I'm aways surprised that there's no open source language that provides everything you get with Wolfram language. For example, the level of pattern matching you can use when defining functions, as well as the high level of functional composition. It is like having a mix of APL, Lisp, and Prolog that is very productive to use.
There is Mathics: https://mathics.org/
It doesn't cover the full standard library of Mathematica but the syntax is very similar and a lot of functionality is there.
Wolfram language is the easy part to implement
Its standard library is almost impossible to reproduce in its enterity
If those libraries were like regular code that got published to Github or something like that.. like pypi or npm or crates.io or whatever. And if mathematica had a lean standard library. It would be very feasible to implement a clone that's basically compatible
I mean. Depending on just wolfram rather than random open source contributors has benefits, for example it's more resistant to supply chain attacks. Indeed the npm model is not good. But, it is open, and that's what enabled for example deno and bun to have some compatibility with node
> "...the level of pattern matching you can use when defining functions, as well as the high level of functional composition..."

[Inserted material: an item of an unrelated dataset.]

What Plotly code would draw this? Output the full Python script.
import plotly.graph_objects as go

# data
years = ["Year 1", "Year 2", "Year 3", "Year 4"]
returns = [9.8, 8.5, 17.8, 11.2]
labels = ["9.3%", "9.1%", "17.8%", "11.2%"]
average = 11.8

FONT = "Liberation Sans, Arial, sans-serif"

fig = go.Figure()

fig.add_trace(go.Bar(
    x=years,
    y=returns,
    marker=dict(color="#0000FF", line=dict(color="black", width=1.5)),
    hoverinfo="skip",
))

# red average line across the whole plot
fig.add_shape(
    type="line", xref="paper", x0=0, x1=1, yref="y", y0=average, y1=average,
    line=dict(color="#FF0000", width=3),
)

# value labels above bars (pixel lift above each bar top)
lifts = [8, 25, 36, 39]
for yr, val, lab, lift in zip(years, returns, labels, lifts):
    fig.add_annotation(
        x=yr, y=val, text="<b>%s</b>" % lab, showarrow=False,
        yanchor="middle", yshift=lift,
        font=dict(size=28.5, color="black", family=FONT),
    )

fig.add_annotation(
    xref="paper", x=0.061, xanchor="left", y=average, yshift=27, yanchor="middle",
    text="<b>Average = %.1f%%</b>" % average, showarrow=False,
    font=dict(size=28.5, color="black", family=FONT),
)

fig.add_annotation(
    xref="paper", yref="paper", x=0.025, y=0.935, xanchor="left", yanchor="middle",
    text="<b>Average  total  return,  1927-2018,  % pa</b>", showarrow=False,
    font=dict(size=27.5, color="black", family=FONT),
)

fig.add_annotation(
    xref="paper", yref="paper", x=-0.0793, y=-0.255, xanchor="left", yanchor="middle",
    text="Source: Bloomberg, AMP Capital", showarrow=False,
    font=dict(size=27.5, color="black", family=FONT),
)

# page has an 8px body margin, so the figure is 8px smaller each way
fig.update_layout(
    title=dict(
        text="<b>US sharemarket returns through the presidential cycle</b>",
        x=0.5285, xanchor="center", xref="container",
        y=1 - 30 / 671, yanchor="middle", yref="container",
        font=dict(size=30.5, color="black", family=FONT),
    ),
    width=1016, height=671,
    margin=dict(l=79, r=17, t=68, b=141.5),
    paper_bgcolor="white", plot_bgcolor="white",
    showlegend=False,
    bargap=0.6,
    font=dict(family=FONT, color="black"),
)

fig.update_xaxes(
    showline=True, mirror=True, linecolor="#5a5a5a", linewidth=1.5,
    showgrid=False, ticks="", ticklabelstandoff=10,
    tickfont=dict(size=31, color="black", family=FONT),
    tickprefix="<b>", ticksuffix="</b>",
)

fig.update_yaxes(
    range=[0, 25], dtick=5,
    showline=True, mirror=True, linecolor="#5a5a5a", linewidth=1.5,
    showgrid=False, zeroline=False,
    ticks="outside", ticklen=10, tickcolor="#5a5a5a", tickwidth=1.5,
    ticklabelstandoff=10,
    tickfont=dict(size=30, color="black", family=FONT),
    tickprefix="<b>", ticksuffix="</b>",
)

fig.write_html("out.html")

This sounds like your average functional programming language. The Scicloj community is the first thing to come to mind (but I assume they don't do symbolic algebra/calculus like Mathematica does), but I don't know what you're specifically missing.
From a strict PL perspective, the Wolfram/Mathematica language is rather based on a term rewriting paradigm. The languages Maude, Pure and TXL would be examples of something that's broadly comparable but more generic. In general, it turns out to be a fairly niche paradigm that's not very useful outside of symbolic computing itself, or related fields such as modeling of PL syntax and compiler internals.